Ddp: diff between dist.all_gather and dist.all_gather_multigpu?

sbelharbi · August 30, 2021, 2:07pm

hi,
what is the difference between torch.distributed.all_gather and torch.distributed.all_gather_multigpu?
they both have the same definition: Gathers tensors from the whole group in a list.
but, torch.dist.all_gather_multigpu has a different case usage…
*_multigpu is supposed to work for multi-nodes. all_gather should also work in multi-nodes…
this is the example provided in the doc for *_multigpu with 2 nodes for all_reduce_multigpu, but thety all work the same.

node 0

import torch
import torch.distributed as dist

dist.init_process_group(backend="nccl",
                        init_method="file:///distributed_test",
                        world_size=2,
                        rank=0)
tensor_list = []
for dev_idx in range(torch.cuda.device_count()):
    tensor_list.append(torch.FloatTensor([1]).cuda(dev_idx))

dist.all_reduce_multigpu(tensor_list)

node 1:

import torch
import torch.distributed as dist

dist.init_process_group(backend="nccl",
                        init_method="file:///distributed_test",
                        world_size=2,
                        rank=1)
tensor_list = []
for dev_idx in range(torch.cuda.device_count()):
    tensor_list.append(torch.FloatTensor([1]).cuda(dev_idx))

dist.all_reduce_multigpu(tensor_list)

what usage case is this?
and most importantly, why a process in a node with multigpus want to access to all devices. in this case, it is creating tensors on each device? this is not a real case…

i assume here they want to duplicate the tensor we want to synch on each device of the local node.
in all_gather_multigpu, the output is a list of size world_size * nbr_gpus_in_node.
so, when calling the synch function, each process will have the same output list that contains the tensor on each gpu in the world.

why we need this all_gather_multigpu while all_gather can already do this easily without duplicating tensor on gpus??

also, the downside of all_gather_multigpu is that it requires that EACH NODE NEEDS TO HAVE THE SAME NUMBER OF GPUS. in practice, this is less likely to happen on clusters. in slurm, you can request 8 gpus, you can have in the same node, but the rest are dispatched over 4 nodes with 1 gpu per node…

an example on how to synch a tensor across all gpus.

thanks

gcramer23 · August 30, 2021, 10:56pm

A single tensor is broadcast from a process when using all_gather. A list of tensors is broadcast from a process when using all_gather_multigpu.

what usage case is this?
and most importantly, why a process in a node with multigpus want to access to all devices. in this case, it is creating tensors on each device? this is not a real case…

Its an example of using the PyTorch API.

also, the downside of all_gather_multigpu is that it requires that EACH NODE NEEDS TO HAVE THE SAME NUMBER OF GPUS. in practice, this is less likely to happen on clusters. in slurm, you can request 8 gpus, you can have in the same node, but the rest are dispatched over 4 nodes with 1 gpu per node…

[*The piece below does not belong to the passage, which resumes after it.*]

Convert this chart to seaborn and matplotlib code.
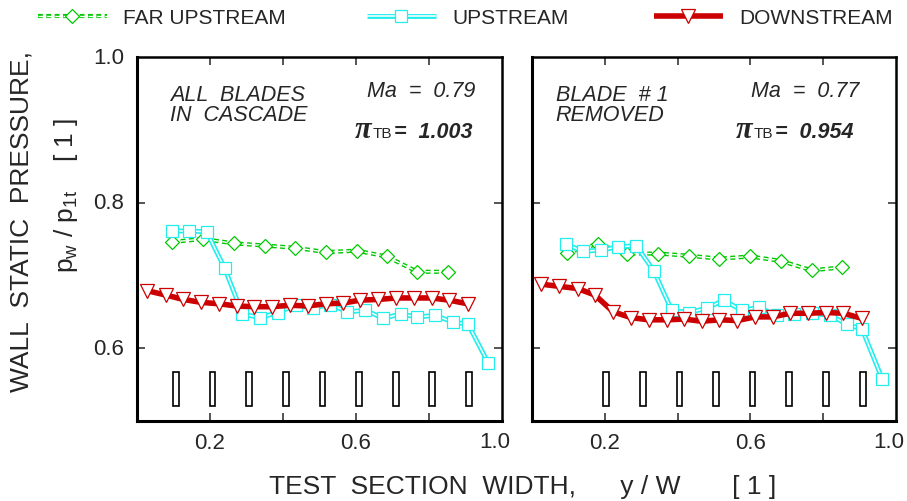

You would simply need to configure your resources correctly.

sbelharbi · August 30, 2021, 11:32pm

not sure about that.
they are both used to sync one tensor.
the output of both methods is a list of tensors where each tensor comes from a process.
then, you can merge this list as you like to get the final synched tensor as in here.
broadcasting is done using torch.dist.broadcast i think, and it copies a tensor from source and diffuses it to the rest. all_gather copies all tensors across all process into a list and makes sure that all processes have the same exact list.

gcramer23 · August 30, 2021, 11:49pm

they are both used to sync one tensor.

all_gather https://github.com/pytorch/pytorch/blob/101a6263309ae2f9e52947c7d02d630e1190b6c3/torch/distributed/distributed_c10d.py#L1940

all_gather_multigpu https://github.com/pytorch/pytorch/blob/101a6263309ae2f9e52947c7d02d630e1190b6c3/torch/distributed/distributed_c10d.py#L1450

omsrisagar · March 14, 2022, 10:33pm

I think multigpu versions are needed when you run a single process for all the GPUs in that node. Most commonly we run one process per GPU, in which case dist.all_gather will be sufficient to gather tensors from different GPUs in different nodes. In case we run only one process for all the GPUs in a given node (as in the example code at Distributed communication package - torch.distributed — PyTorch 1.11.0 documentation), we need to make use of dist.all_gather_multigpu to aggregate data from all the GPUs—because in this case each rank has 8 GPUs under it.
You can see in this example code that the world_size is 2, which means that there are only two processes, one on each node, covering the 16 GPUs. In a general implementation, we create 16 processes in total (8 on one node and 8 on another node), using torch.multiprocessing.spawn().